Notre vie ne témoigne pas que par ses vertus, même si les fruits de l'Esprit parlent d'eux-mêmes. Elle témoigne aussi par la vérité avec laquelle nous pouvons reconnaître faiblesses et incapacités. Rappelez-vous comment les Béatitudes disent aussi heureux les pauvres selon l'esprit, les affligés, ceux qui ont faim et soif. La vérité de notre témoignage sera la vérité de notre soif de Dieu et de la vie qu'il donne.
La communauté nouvelle
Mais il est un autre instrument essentiel dont le Seigneur se sert pour transmettre l'Évangile, c'est l'Église. Elle est le lieu par excellence où des personnes cherchent ensemble à vivre ce message. Un lieu où le pardon et l'amour se vivent à plusieurs. L'Église est un avant-goût du Royaume. Non qu'elle soit protégée du monde et de ses tentations, non que ses membres soient entièrement libérés du péché. Mais elle essaie de vivre les valeurs du Royaume, celles que Jésus est venu apporter sur la terre et qu'il a vécues lui-même. C'est pour cette raison que Jésus parle de la ville sur la montagne ou de la lampe qui est là pour être vue et éclairer (Matthieu 5.14-16). C'est à l'amour que les chrétiens auront les uns pour les autres que le monde saura qu'ils sont les disciples de Jésus (Jean 13.35). Mais c'est aussi grâce à l'amour avec lequel ils pourront s'approcher de beaucoup d'autres que ceux-ci découvriront avec étonnement et émerveillement que ce message contient quelque chose de vraiment nouveau.
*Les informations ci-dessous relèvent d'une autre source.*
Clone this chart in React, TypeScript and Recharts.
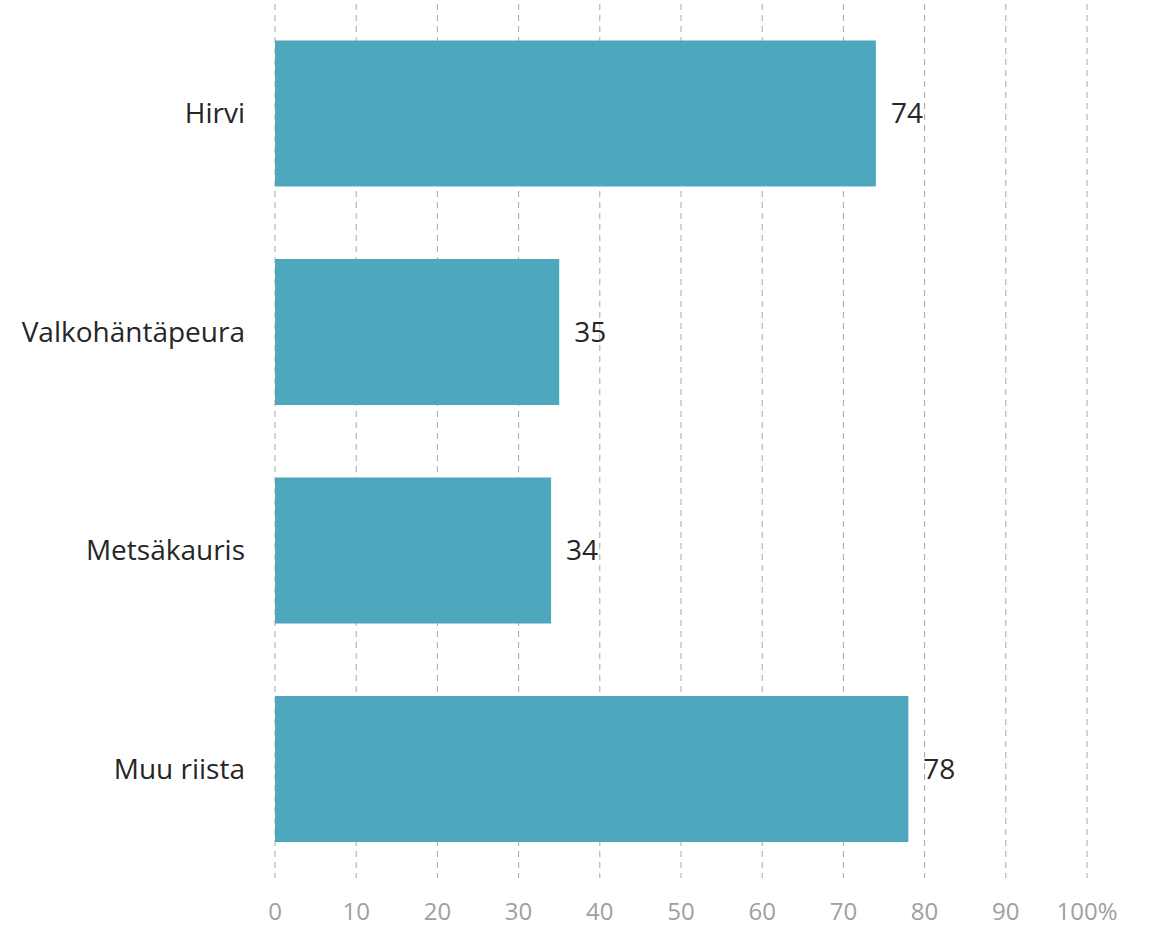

C'est pour cette raison que l'Église, la communauté des chrétiens, est sans doute le meilleur instrument d'évangélisation. C'est le lieu où des gens simplement intéressés et curieux peuvent venir voir "en vrai" ce que cela apporte et change d'être chrétien. Il y a là une grande responsabilité. Mais il faut dire ici ce que nous disions pour le chrétien lui-même. Une Église qui parle, ce n'est pas une communauté qui fait semblant de ne pas avoir de problèmes, de tensions ou de conflits, c'est une communauté qui s'applique à les régler, à les surmonter selon l'Évangile, dans l'amour et le pardon. Alors, parce que les gens peuvent découvrir la force de transformation de l'Évangile, ils peuvent aussi s'ouvrir à lui pour leur propre vie.
Ainsi parole et actes ne peuvent qu'aller ensemble, comme un centre et son contexte. L'essentiel, c'est l'Évangile car il est le message de Dieu aux hommes, mais il ne devient perceptible que lorsqu'il est vécu, dans les balbutiements de notre imperfection, mais, mystérieusement, avec la force de l'Esprit.